On this episode, I speak wtih Léonard Boussioux — Assistant Professor, Foster School of Business; Adjunct, Paul G. Allen School of Computer Science & Engineering, UW. PhD, MIT (machine learning & operations research). Co-founder of Universal AI. “Professor Leo,” as his students call him, is a leader in AI education, research, experimentation, and adoption. He and I are on the Foster AI Taskforce, and sat down for this conversation in August of 2025.
Leo rejects the career advice you’ve heard your entire life: pick a lane, specialize, go deep. His counter-argument is that AI now lets you be — in his words — a specialist of everything. In this conversation, we dig into what that actually means for MBA students, career switchers, and anyone trying to figure out how to use AI without offloading their thinking to it.
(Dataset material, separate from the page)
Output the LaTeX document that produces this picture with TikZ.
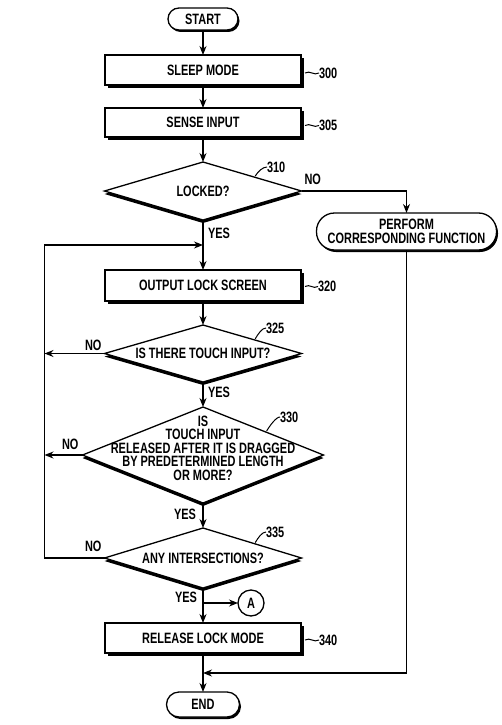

We cover how Leo teaches non-coders to ship working products in a single class session, how he uses six different AI models to plan a vacation (and why), the new category of jobs emerging around human-AI collaboration, and why the people who panic about AI are usually the ones who haven’t played with it yet.
3 Key Takeaways
1. Drive the AI. Don’t delegate to it. The students who get worse at thinking are the ones who treat AI as a ghostwriter. The ones who get sharper treat it as a collaborator — pushing it in specific directions, rejecting outputs, iterating.
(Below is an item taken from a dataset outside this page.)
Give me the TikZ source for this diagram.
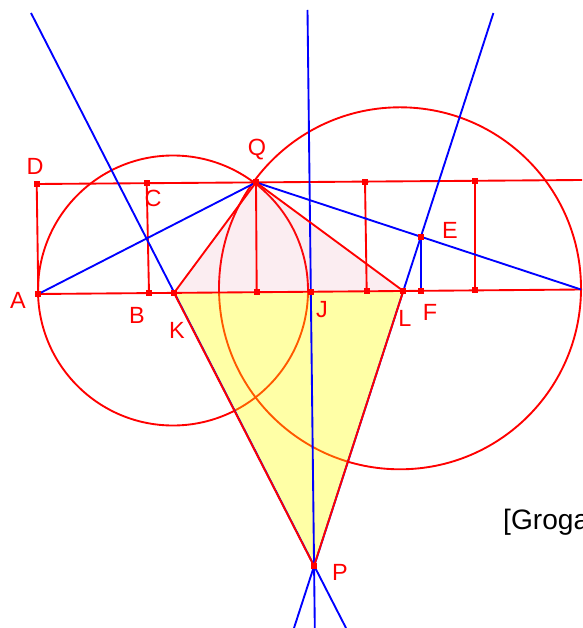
\documentclass[tikz,border=0pt]{standalone}
\usepackage{fontspec}
\setmainfont{Liberation Sans}
\usetikzlibrary{calc}
\definecolor{ptred}{RGB}{255,0,0}
\definecolor{lnblue}{RGB}{0,0,255}
\definecolor{tripink}{RGB}{220,80,120}
\definecolor{triyellow}{RGB}{255,255,0}

\begin{document}
\begin{tikzpicture}[x=0.03cm, y=-0.03cm,
    redline/.style={ptred, line width=1.6pt},
    blueline/.style={lnblue, line width=1.6pt},
    lbl/.style={text=ptred, font=\fontsize{20}{24}\selectfont, inner sep=0pt}
]

% Canvas
\useasboundingbox (0,0) rectangle (582,628);
\clip (0,0) rectangle (582,628);

% Points
\coordinate (D) at (36.7,184);
\coordinate (C) at (146.7,183.2);
\coordinate (Q) at (256,182.4);
\coordinate (N1) at (365,181.6);
\coordinate (R1) at (475,180.8);
\coordinate (TopEnd) at (582,180);
\coordinate (A) at (38.3,294);
\coordinate (B) at (149,293.1);
\coordinate (K) at (174,292.9);
\coordinate (M) at (256.7,292.2);
\coordinate (J) at (310.7,291.7);
\coordinate (N2) at (366.7,291.3);
\coordinate (L) at (403.3,291.0);
\coordinate (F) at (420.7,290.8);
\coordinate (R2) at (475,290.4);
\coordinate (RC) at (581,289.5);
\coordinate (BotEnd) at (582,289.5);
\coordinate (E) at (420.7,236.6);
\coordinate (P) at (314,566);

% Ends of the long lines
\coordinate (KT) at (31,13);
\coordinate (KB) at (346,628);
\coordinate (LT) at (493.4,13);
\coordinate (LB) at (294,628);
\coordinate (JT) at (307.5,10);
\coordinate (JB) at (314.8,628);

% Circles
\draw[redline] (173,290.5) circle[radius=135];
\draw[redline] (400,288.3) circle[radius=181];

% Shaded triangles
\fill[tripink, fill opacity=0.1] (K) -- (Q) -- (L) -- cycle;
\fill[triyellow, fill opacity=0.35] (K) -- (L) -- (P) -- cycle;

% Rectangle lines
\draw[redline] (D) -- (TopEnd);
\draw[redline] (A) -- (BotEnd);
\draw[redline] (D) -- (A);
\draw[redline] (C) -- (B);
\draw[redline] (Q) -- (M);
\draw[redline] (N1) -- (N2);
\draw[redline] (R1) -- (R2);

% Blue lines
\draw[blueline] (A) -- (Q) -- (RC);
\draw[blueline] (E) -- (F);
\draw[blueline] (KT) -- (KB);
\draw[blueline] (LT) -- (LB);
\draw[blueline] (JT) -- (JB);

% Triangle edges
\draw[redline] (K) -- (Q) -- (L);
\draw[redline] (K) -- (P) -- (L);

% Point marks
\foreach \p in {D,C,Q,N1,R1,A,B,K,M,J,N2,L,F,R2,E,P}
    \fill[ptred] ([shift={(-3,-3)}]\p) rectangle ++(6,6);

% Labels
\node[lbl] (labD) at (35,166) {D};
\node[lbl] (labC) at (153,198) {C};
\node[lbl] (labA) at (18,300) {A};
\node[lbl] (labB) at (137,315) {B};
\node[lbl] (labK) at (177,330) {K};
\node[lbl] (labQ) at (257,150) {Q};
\node[lbl] (labJ) at (322,310) {J};
\node[lbl] (labL) at (405,318) {L};
\node[lbl] (labF) at (430,312) {F};
\node[lbl] (labE) at (450,230) {E};
\node[lbl] (labP) at (340,572) {P};

% Source note
\node[anchor=base west, inner sep=0pt, font=\fontsize{24}{28}\selectfont] (src) at (503,529) {[Groga};

\end{tikzpicture}
\end{document}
2. Build something this weekend. Reading about AI is not learning AI. Leo’s students — most with zero coding background — ship working websites and games in a single class. Vibe coding tools like Lovable have collapsed the gap between idea and prototype to minutes. If you’re an MBA recruiting into product, strategy, or consulting, the ability to prototype your own thinking is now a baseline skill, not a bonus.
3. The new jobs are at the human-AI seam. Automation creates a new category of work: deciding where humans belong in the loop, designing the workflows, catching the 5% of edge cases that have outsized consequences. Moderator, orchestrator, AI workflow consultant — these roles barely existed two years ago. Position yourself there.